“The City requires smart growth and stability,” so said the local paper. I agree. It is too bad that the City, in the past, has made a lot of horrendous decisions that have affected that stability as well as our financial health.
Just think of the money they have spent on 6th Avenue South and 10th Avenue North—nearly $15 MILLION DOLLARS and for what? To attract developers that never came and never will for years. Now the CRA has a vision to develop certain areas of the downtown as a TOD and an artist destination and just agreed to a $200,000 contract to plan it.
The City wants the Park of Commerce developed and just voted to spend a lot of money for a Needs Analysis and Preliminary Engineering Study urged on by Planning & Zoning. Our cost for this? $250,000 in matching funds. One quarter of a million for another study during a financial crunch that has made us lay-off workers and outsource our police and fire because they say “we can’t afford them.”
We now have a City Commission trying to right some of the wrongs of the past and they are forging ahead. To sign a long-term contract with Palm Beach County as our sole water provider was one of those wrongs. To sign a contract with Greater Bay to develop our beach was another. One that is really closer to home for me is the Sunset parcel.
The local paper mentioned something about “huge sums already plowed into the land” by the owners of Sunset. Nothing on the property has been plowed other than removing some ancient, beautiful Oak trees. No money has been spent by the owners other than buying the property for $1.5 million. No money has been spent on a site plan or any other plan other than the one in their mind that they want to develop or flip, who knows. I mentioned a needs analysis above. No needs analysis was done on the Sunset property. Why not? They would have found out there was NO need for more townhouses. No one knows what the owners really plan other than to get a favorable zoning inconsistent to the neighborhood of 450 homes. The owners say they took a traffic study and it was perfectly fine. The took one years ago in the month of June when NO ONE IS HERE, as the snowbirds have already left the area and the State had not yet widened I-95.
The owner can build 7 units an acre in Single Family 7 zoning. He was allowed to build only 5 before the parcel was annexed into the city. The City has allowed him 10 units an acre in a zoning that was voted on for the property (P&Z and the former Commission) allowing 20 units an acre. The neighborhood wants his building to be consistent with the other 450 homes there.

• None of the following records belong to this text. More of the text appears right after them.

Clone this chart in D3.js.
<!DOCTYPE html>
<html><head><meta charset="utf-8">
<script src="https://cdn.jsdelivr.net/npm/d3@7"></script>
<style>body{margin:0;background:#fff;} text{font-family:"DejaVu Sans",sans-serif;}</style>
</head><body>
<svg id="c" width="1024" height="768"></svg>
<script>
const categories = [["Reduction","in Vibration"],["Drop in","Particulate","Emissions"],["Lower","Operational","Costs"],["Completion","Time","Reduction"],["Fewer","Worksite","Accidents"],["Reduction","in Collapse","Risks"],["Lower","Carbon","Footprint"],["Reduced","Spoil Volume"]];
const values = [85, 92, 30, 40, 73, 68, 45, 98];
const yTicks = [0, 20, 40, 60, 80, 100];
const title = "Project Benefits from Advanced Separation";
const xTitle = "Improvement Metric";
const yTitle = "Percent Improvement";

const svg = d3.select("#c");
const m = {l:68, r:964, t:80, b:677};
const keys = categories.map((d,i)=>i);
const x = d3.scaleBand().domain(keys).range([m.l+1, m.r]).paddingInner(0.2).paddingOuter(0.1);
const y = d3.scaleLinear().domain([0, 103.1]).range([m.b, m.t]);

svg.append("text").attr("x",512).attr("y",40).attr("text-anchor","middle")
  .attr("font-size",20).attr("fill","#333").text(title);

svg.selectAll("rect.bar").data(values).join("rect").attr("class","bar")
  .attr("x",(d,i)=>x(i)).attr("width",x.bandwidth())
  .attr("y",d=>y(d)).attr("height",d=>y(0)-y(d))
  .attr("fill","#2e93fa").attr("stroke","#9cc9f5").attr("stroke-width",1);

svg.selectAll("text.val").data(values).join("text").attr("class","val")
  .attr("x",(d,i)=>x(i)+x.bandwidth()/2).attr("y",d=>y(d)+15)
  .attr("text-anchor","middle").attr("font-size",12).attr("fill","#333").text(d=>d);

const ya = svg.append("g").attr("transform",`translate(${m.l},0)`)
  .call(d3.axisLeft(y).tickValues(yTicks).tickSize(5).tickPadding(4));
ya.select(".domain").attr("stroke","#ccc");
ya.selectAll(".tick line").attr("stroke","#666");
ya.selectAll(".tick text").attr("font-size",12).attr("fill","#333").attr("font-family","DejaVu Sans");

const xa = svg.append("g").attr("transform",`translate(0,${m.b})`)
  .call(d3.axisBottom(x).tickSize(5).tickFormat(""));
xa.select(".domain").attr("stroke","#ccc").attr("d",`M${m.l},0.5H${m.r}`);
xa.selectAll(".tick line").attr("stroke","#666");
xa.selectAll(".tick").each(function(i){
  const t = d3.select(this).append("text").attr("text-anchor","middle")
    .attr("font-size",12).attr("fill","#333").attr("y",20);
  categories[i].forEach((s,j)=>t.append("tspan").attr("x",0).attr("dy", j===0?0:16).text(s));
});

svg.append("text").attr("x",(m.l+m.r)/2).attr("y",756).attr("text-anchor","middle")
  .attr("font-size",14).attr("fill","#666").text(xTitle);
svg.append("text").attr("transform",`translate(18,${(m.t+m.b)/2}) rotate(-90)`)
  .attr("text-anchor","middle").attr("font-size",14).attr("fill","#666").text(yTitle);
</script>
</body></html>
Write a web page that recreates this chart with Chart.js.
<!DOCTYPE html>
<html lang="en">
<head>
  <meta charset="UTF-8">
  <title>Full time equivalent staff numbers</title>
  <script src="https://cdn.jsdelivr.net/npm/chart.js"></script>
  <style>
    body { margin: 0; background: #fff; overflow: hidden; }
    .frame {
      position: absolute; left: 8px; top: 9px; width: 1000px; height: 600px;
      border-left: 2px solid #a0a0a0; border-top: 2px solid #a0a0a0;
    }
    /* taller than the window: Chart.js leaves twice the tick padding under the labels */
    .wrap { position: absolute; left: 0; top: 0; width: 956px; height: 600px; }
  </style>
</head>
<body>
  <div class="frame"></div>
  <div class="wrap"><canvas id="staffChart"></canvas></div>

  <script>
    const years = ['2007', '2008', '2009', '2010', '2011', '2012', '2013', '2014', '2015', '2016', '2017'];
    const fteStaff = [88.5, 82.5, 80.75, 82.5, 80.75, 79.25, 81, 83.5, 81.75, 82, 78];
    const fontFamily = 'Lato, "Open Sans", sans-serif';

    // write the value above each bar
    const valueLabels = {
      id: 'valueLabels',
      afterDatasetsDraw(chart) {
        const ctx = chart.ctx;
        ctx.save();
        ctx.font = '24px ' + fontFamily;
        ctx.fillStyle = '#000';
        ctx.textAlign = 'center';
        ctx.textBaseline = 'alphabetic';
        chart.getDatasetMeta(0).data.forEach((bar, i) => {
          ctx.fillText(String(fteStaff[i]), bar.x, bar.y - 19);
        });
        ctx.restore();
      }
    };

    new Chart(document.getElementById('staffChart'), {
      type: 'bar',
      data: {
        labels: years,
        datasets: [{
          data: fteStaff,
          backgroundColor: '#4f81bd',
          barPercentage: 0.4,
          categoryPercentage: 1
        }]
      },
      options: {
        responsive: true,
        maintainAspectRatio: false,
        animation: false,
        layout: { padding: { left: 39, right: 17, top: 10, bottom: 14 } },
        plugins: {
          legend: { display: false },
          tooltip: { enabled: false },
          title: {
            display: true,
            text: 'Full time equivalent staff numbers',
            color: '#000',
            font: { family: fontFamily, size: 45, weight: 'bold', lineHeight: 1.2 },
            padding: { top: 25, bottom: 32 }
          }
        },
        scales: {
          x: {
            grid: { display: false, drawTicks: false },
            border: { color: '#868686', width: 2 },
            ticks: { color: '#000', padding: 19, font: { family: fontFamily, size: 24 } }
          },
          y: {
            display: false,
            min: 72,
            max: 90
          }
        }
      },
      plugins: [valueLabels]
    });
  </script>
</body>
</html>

The Herald says that people are losing “real investment and faith in the political process in Lake Worth. That was the trouble all along in Sunset. What about the 450 families who bought into a single family residential neighborhood that some politicians, by the flick of a Bic, decided to change for one sole owner. What about the investment of all those living there? Does that not count for anything?
It was a political decision to give the owners of the Sunset parcel a different zoning then the rest of the neighborhood. Now it is a different political environment set on correcting the wrongs of the past. Which commission's decision affected more lives in the neighborhood? One owner or Four Hundred and Fifty? Which decision is correct according to the Master Plan? Which decision follows our Comp Plan on single family residential neighborhoods? Only one, that decision of the present Commission.
The past Commission's argument was that the zoning change was for the betterment of Lake Worth--Remember the "big picture" argument? The only zoning that makes sense in this neighborhood is Single Family 7 and it doesn't need politicians or a politically appointed planning board to tell them differently.